Listening back to those predictions saddens me. Low tech privacy respecting technology involving printable tokens and a good enough way forward was within reach from the start, based on the premise that people don't want to get Covid. We lost an opportunity to genuinely change culture toward elective social responsibility because a few profiteers saw an opportunity for a data grab.
This is crucial from a digital-realist's perspective. Tech is realpolitik and what I hope is recognised as a lesson of this pandemic is how the intrusion of perverse power incentives against the common good was a key factor in failure. With no punitive stick attached, and no kick-back for the data-brokers, our government let precious weeks and months slip past when we could have quickly deployed life-saving solutions and inspired public confidence.

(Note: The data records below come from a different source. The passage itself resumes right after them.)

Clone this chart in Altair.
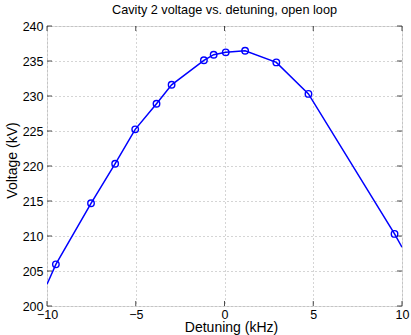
import altair as alt
import pandas as pd

# Measured points (markers)
detuning = [-9.5, -7.52, -6.16, -5.03, -3.83, -2.98, -1.16, -0.61, 0.07, 1.16, 2.92, 4.73, 9.58]
voltage = [205.95, 214.67, 220.33, 225.24, 228.9, 231.6, 235.1, 235.9, 236.24, 236.47, 234.8, 230.3, 210.3]

# Line continues to the plot edges
line_x = [-10.0] + detuning + [10.0]
line_y = [203.1] + voltage + [208.4]

x_ticks = [-10, -5, 0, 5, 10]
y_ticks = [200, 205, 210, 215, 220, 225, 230, 235, 240]

W, H = 355, 280
FONT = "Liberation Sans"
BLUE = "#0000FF"

pts = pd.DataFrame({"x": detuning, "y": voltage})
ln = pd.DataFrame({"x": line_x, "y": line_y})
xt = pd.DataFrame({"t": x_ticks})
yt = pd.DataFrame({"t": y_ticks})

xscale = alt.Scale(domain=[-10, 10], nice=False, zero=False)
yscale = alt.Scale(domain=[200, 240], nice=False, zero=False)

xaxis = alt.Axis(values=x_ticks, title="Detuning (kHz)", grid=True, gridDash=[1, 3],
                 gridColor="#aaaaaa", gridOpacity=1, ticks=False, domain=False,
                 labelFontSize=12.5, labelColor="black", labelFont=FONT, labelPadding=2,
                 labelOverlap=False,
                 titleFont=FONT, titleFontSize=14, titleFontWeight="normal",
                 titleColor="black", titlePadding=0, titleX=184, labelFlush=False)
yaxis = alt.Axis(values=y_ticks, title="Voltage (kV)", grid=True, gridDash=[1, 3],
                 gridColor="#aaaaaa", gridOpacity=1, ticks=False, domain=False,
                 labelFontSize=12.5, labelColor="black", labelFont=FONT, labelPadding=4,
                 labelOverlap=False,
                 titleFont=FONT, titleFontSize=14, titleFontWeight="normal",
                 titleColor="black", titlePadding=3, titleY=134, labelFlush=False)

line = alt.Chart(ln).mark_line(color=BLUE, strokeWidth=1.5, clip=True).encode(
    x=alt.X("x:Q", scale=xscale, axis=xaxis),
    y=alt.Y("y:Q", scale=yscale, axis=yaxis),
)
points = alt.Chart(pts).mark_point(shape="circle", filled=False, color=BLUE,
                                   size=42, strokeWidth=1.4, opacity=1).encode(
    x=alt.X("x:Q", scale=xscale, axis=xaxis),
    y=alt.Y("y:Q", scale=yscale, axis=yaxis),
)

tick_x_bottom = alt.Chart(xt).mark_tick(color="black", orient="vertical", size=5, thickness=1).encode(
    x=alt.X("t:Q", scale=xscale, axis=xaxis), y=alt.value(H - 2.5))
tick_x_top = alt.Chart(xt).mark_tick(color="black", orient="vertical", size=5, thickness=1).encode(
    x=alt.X("t:Q", scale=xscale, axis=xaxis), y=alt.value(2.5))
tick_y_left = alt.Chart(yt).mark_tick(color="black", orient="horizontal", size=5, thickness=1).encode(
    y=alt.Y("t:Q", scale=yscale, axis=yaxis), x=alt.value(2.5))
tick_y_right = alt.Chart(yt).mark_tick(color="black", orient="horizontal", size=5, thickness=1).encode(
    y=alt.Y("t:Q", scale=yscale, axis=yaxis), x=alt.value(W - 2.5))

chart = alt.layer(line, points, tick_x_bottom, tick_x_top, tick_y_left, tick_y_right).properties(
    width=W, height=H,
    title=alt.TitleParams("Cavity 2 voltage vs. detuning, open loop", fontSize=12.7,
                          fontWeight="normal", font=FONT, color="black", offset=3),
    autosize=alt.AutoSizeParams(type="none"),
    padding={"left": 47, "top": 26, "right": 9, "bottom": 29},
).configure_view(stroke="black", strokeWidth=1.2).configure(background="white")

chart.save("out.html", embed_options={"renderer": "svg", "actions": False})
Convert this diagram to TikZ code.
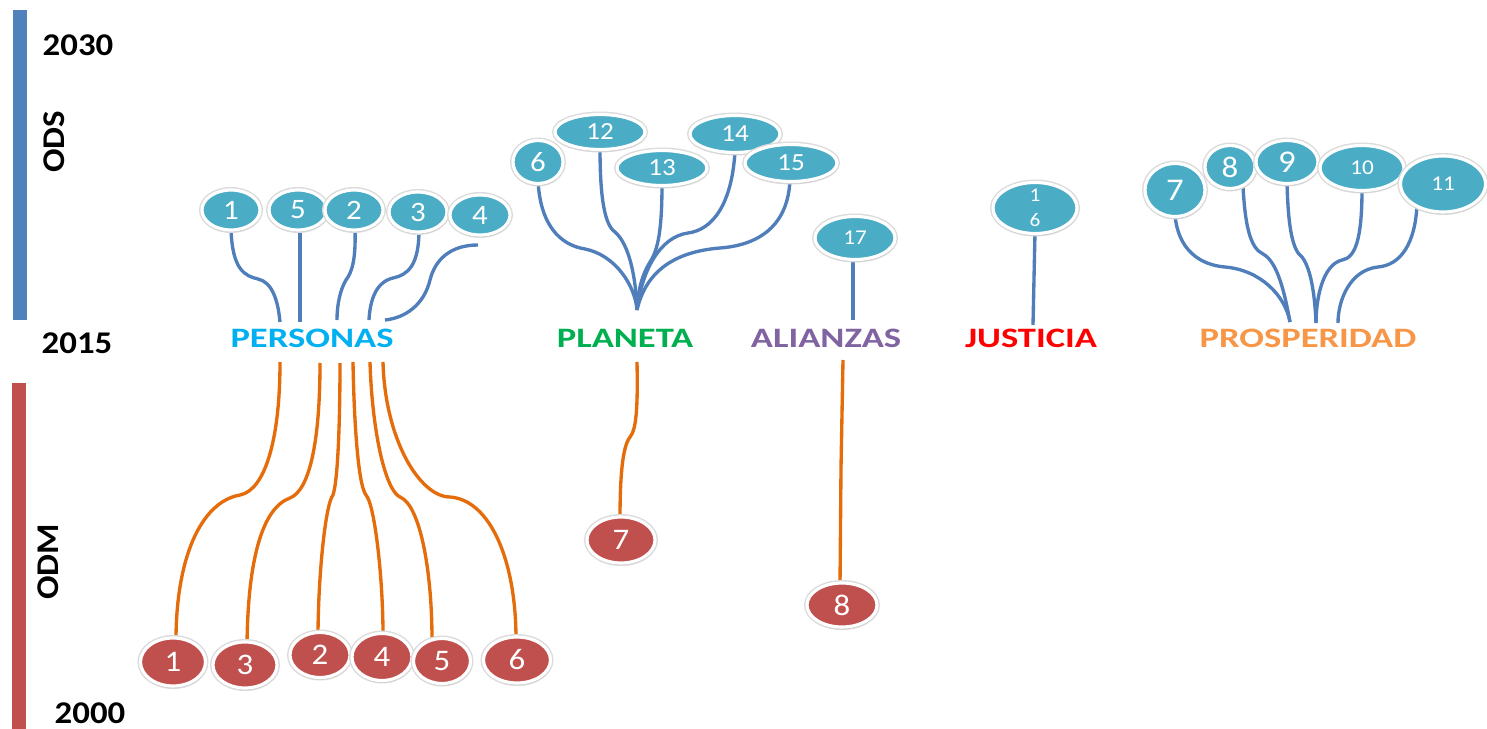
\documentclass[tikz,border=0pt]{standalone}
\usepackage{fontspec}
\setmainfont{Carlito}[FakeStretch=1.1]
\newfontfamily\pillarfont{Carlito}[FakeStretch=1.3]
\usetikzlibrary{shapes.geometric,shadows}

\definecolor{odsfill}{HTML}{4BACC6}
\definecolor{odmfill}{HTML}{C0504D}
\definecolor{barblue}{HTML}{4F81BD}
\definecolor{barred}{HTML}{C0504D}
\definecolor{linkblue}{HTML}{4F7EBB}
\definecolor{linkorange}{HTML}{E46C0A}
\definecolor{cpersonas}{HTML}{00B0F0}
\definecolor{cplaneta}{HTML}{00B050}
\definecolor{calianzas}{HTML}{8064A2}
\definecolor{cjusticia}{HTML}{FF0000}
\definecolor{cprosperidad}{HTML}{F79646}

\begin{document}
\begin{tikzpicture}[x=0.02cm,y=-0.02cm,
    ods/.style={ellipse, fill=odsfill, draw=white, line width=1.8pt, text=white, inner sep=0pt,
        preaction={draw=black!14, line width=3.4pt},
        drop shadow={shadow xshift=0.3pt, shadow yshift=-1.2pt, opacity=0.18}},
    odm/.style={ods, fill=odmfill},
    num/.style={font=\fontsize{#1}{#1}\selectfont},
    odsline/.style={draw=linkblue, line width=1.9pt},
    odmline/.style={draw=linkorange, line width=1.9pt},
    year/.style={font=\fontsize{18}{18}\selectfont\bfseries},
    pillar/.style={font=\fontsize{16}{16}\selectfont\pillarfont\bfseries}]
    \path[use as bounding box, fill=white] (0,0) rectangle (1487,729);

    % Draw time bars
    \fill[barblue] (13,10) rectangle (27,320);
    \fill[barred] (12,383) rectangle (26,729);

    % Bar labels
    \node[year] (y2030) at (78,45) {2030};
    \node[year] (y2015) at (77,343) {2015};
    \node[year] (y2000) at (90,713) {2000};
    \node[year, rotate=90] (ods) at (54,142) {ODS};
    \node[year, rotate=90] (odm) at (48,562) {ODM};

    % Pillars
    \node[pillar, text=cpersonas] (personas) at (312,338) {PERSONAS};
    \node[pillar, text=cplaneta] (planeta) at (625,338) {PLANETA};
    \node[pillar, text=calianzas] (alianzas) at (826,338) {ALIANZAS};
    \node[pillar, text=cjusticia] (justicia) at (1031,338) {JUSTICIA};
    \node[pillar, text=cprosperidad] (prosperidad) at (1308,338) {PROSPERIDAD};

    % -- top ends of the links
    \coordinate (pe1) at (280,322);
    \coordinate (pe5) at (300,322);
    \coordinate (pe2) at (337,320);
    \coordinate (pe3) at (369,320);
    \coordinate (pe4) at (385,320);
    \coordinate (pl) at (637,310);
    \coordinate (al) at (853,320);
    \coordinate (ju) at (1033,325);
    \coordinate (pr1) at (1290,322);
    \coordinate (pr2) at (1316,323);
    \coordinate (pr3) at (1338,323);

    % -- bottom ends of the links
    \coordinate (pm1) at (280,362);
    \coordinate (pm2) at (320,363);
    \coordinate (pm3) at (340,363);
    \coordinate (pm4) at (353,362);
    \coordinate (pm5) at (370,362);
    \coordinate (pm6) at (383,362);
    \coordinate (pm7) at (637,362);
    \coordinate (pm8) at (843,360);

    % ODS links
    \draw[odsline] (231,228) .. controls (232,270) and (245,276) .. (258,279) .. controls (272,282) and (278,300) .. (pe1);
    \draw[odsline] (300,228) -- (pe5);
    \draw[odsline] (355,228) .. controls (356,260) and (352,272) .. (346,280) .. controls (340,290) and (337,305) .. (pe2);
    \draw[odsline] (419,230) .. controls (419,265) and (408,275) .. (393,278) .. controls (376,282) and (370,300) .. (pe3);
    \draw[odsline] (478,245) .. controls (450,245) and (435,260) .. (430,280) .. controls (424,305) and (405,318) .. (pe4);

    \draw[odsline] (538,180) .. controls (540,225) and (560,245) .. (585,249) .. controls (615,255) and (635,285) .. (pl);
    \draw[odsline] (600,148) .. controls (600,200) and (605,225) .. (615,232) .. controls (630,245) and (636,280) .. (pl);
    \draw[odsline] (662,184) .. controls (662,230) and (658,250) .. (650,262) .. controls (642,275) and (638,290) .. (pl);
    \draw[odsline] (735,151) .. controls (732,205) and (712,230) .. (688,233) .. controls (660,237) and (642,270) .. (pl);
    \draw[odsline] (790,180) .. controls (788,225) and (760,245) .. (720,248) .. controls (670,252) and (645,275) .. (pl);
    \draw[odsline] (853,258) -- (al);
    \draw[odsline] (1035,232) -- (ju);

    \draw[odsline] (1175,215) .. controls (1178,250) and (1200,265) .. (1225,267) .. controls (1260,270) and (1285,295) .. (pr1);
    \draw[odsline] (1243,186) .. controls (1245,225) and (1250,248) .. (1263,254) .. controls (1278,262) and (1285,295) .. (pr1);
    \draw[odsline] (1287,182) .. controls (1288,225) and (1292,250) .. (1302,257) .. controls (1312,270) and (1315,300) .. (pr2);
    \draw[odsline] (1362,189) .. controls (1362,240) and (1355,258) .. (1342,260) .. controls (1322,265) and (1316,300) .. (pr2);
    \draw[odsline] (1417,205) .. controls (1415,245) and (1400,265) .. (1378,267) .. controls (1350,270) and (1338,300) .. (pr3);

    % ODM links
    \draw[odmline] (pm1) .. controls (280,440) and (265,490) .. (240,495) .. controls (200,502) and (176,560) .. (176,640);
    \draw[odmline] (pm2) .. controls (320,440) and (310,490) .. (290,498) .. controls (262,508) and (248,560) .. (247,644);
    \draw[odmline] (pm3) .. controls (340,420) and (338,480) .. (333,495) .. controls (325,505) and (318,580) .. (318,637);
    \draw[odmline] (pm4) .. controls (354,420) and (358,485) .. (366,495) .. controls (375,505) and (383,580) .. (383,634);
    \draw[odmline] (pm5) .. controls (372,430) and (385,490) .. (400,497) .. controls (420,505) and (432,570) .. (432,640);
    \draw[odmline] (pm6) .. controls (385,440) and (420,497) .. (450,497) .. controls (490,500) and (516,560) .. (516,639);
    \draw[odmline] (pm7) .. controls (638,410) and (636,430) .. (630,437) .. controls (622,447) and (620,480) .. (620,519);
    \draw[odmline] (pm8) -- (841,468) -- (840,585);

    % ODS goals
    \node[ods, minimum width=1.16cm, minimum height=0.8cm, num=16] (o1) at (231,210) {1};
    \node[ods, minimum width=1.16cm, minimum height=0.8cm, num=16] (o5) at (298,210) {5};
    \node[ods, minimum width=1.16cm, minimum height=0.8cm, num=16] (o2) at (354,210) {2};
    \node[ods, minimum width=1.16cm, minimum height=0.8cm, num=16] (o3) at (418,212) {3};
    \node[ods, minimum width=1.2cm, minimum height=0.8cm, num=16] (o4) at (480,215) {4};

    \node[ods, minimum width=1.0cm, minimum height=0.86cm, num=16] (o6) at (538,162) {6};
    \node[ods, minimum width=1.8cm, minimum height=0.7cm, num=14] (o12) at (600,132) {12};
    \node[ods, minimum width=1.8cm, minimum height=0.7cm, num=14] (o13) at (662,168) {13};
    \node[ods, minimum width=1.8cm, minimum height=0.74cm, num=14] (o14) at (735,134) {14};
    \node[ods, minimum width=1.84cm, minimum height=0.74cm, num=14] (o15) at (791,163) {15};

    \node[ods, minimum width=1.6cm, minimum height=0.86cm, num=12] (o17) at (855,238) {17};
    \node[ods, minimum width=1.68cm, minimum height=1.02cm,
        label={[num=11, text=white, align=center]center:1\\[3pt]6}] (o16) at (1035,208) {};

    \node[ods, minimum width=1.2cm, minimum height=1.06cm, num=18] (o7) at (1175,190) {7};
    \node[ods, minimum width=1.0cm, minimum height=0.86cm, num=17] (o8) at (1230,167) {8};
    \node[ods, minimum width=1.24cm, minimum height=0.86cm, num=18] (o9) at (1287,162) {9};
    \node[ods, minimum width=1.68cm, minimum height=0.9cm, num=12] (o10) at (1362,168) {10};
    \node[ods, minimum width=1.7cm, minimum height=1.12cm, num=12] (o11) at (1443,184) {11};

    % ODM goals
    \node[odm, minimum width=1.3cm, minimum height=0.96cm, num=17] (m1) at (173,662) {1};
    \node[odm, minimum width=1.28cm, minimum height=0.92cm, num=17] (m3) at (245,665) {3};
    \node[odm, minimum width=1.2cm, minimum height=0.9cm, num=17] (m2) at (320,655) {2};
    \node[odm, minimum width=1.2cm, minimum height=0.94cm, num=17] (m4) at (382,657) {4};
    \node[odm, minimum width=1.14cm, minimum height=0.9cm, num=17] (m5) at (442,661) {5};
    \node[odm, minimum width=1.34cm, minimum height=0.92cm, num=17] (m6) at (517,660) {6};
    \node[odm, minimum width=1.36cm, minimum height=0.92cm, num=17] (m7) at (621,540) {7};
    \node[odm, minimum width=1.4cm, minimum height=0.88cm, num=17] (m8) at (842,605) {8};
\end{tikzpicture}
\end{document}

All that said, it's been a year of miraculous advances in mRNA research yielding potential jabs against HIV, Lyme's Disease and an ever growing list. A great time to revel in science and feel proud to be a scientist! My mum had a hip replacement performed by a robot and was on her feet again in a week! All hail our surgical robot overlords.
Yet I believe it's not that crisis engenders innovation so much as it forces down the hand of those resisting change. The Gates Foundation had to be shamed into releasing their grip (with an unknown cost in lives). The backstory of Robert and Jill Malone's long struggle to advance a "shelved" mRNA research project seems typical of the frustration felt by scientists in so many fields who must swim against the tide of patent madness, and other rackets that constitute scientific research and publishing today. I really think we are facing 21st century problems with hands tied by an 18th century mentality.
This sad and wasteful pattern is repeated in climate science and security engineering. So this year I wrote about the helplessness and Cassandra Complex felt by many of us working within a collective delusion around cybersecurity. After educating myself more on distributed file-systems and delving into the crazy legal debacle around SciHub, I wrote a little fictional piece set in a world freed from the parasites that feed on science. I hope that 2022 will continue the trend of scientific truth triumphing over the apparatchik of petty politics and profiteering.
In the Digital Vegan book I wrote much about the need for a new wave of digital literacy. How, in the '80s we taught programming and computer science in schools to bolster innovation and our economy, and how that was eventually replaced with a dumbed-down curriculum teaching "IT skills" like how to use Microsoft Word. Today we need something else, that I and Edward Snowden have both called "Digital Self Defence". That really just means "sceptical thinking applied to technology" - including the free selection of benevolent tech and the rejection of malevolent systems. We need to be teaching kids as young as five. All the amazing Internet and Web we have built amounts to nothing if it's not an Intelligence Amplifier to make a society that builds on technology but does not feebly depend upon it. ⬆
_______1 "Non-secular humanist" (or just a plain Humanist), which for millennia before the 19th century was the only form of Humanism in which people are at the centre of a world that includes spiritual morality.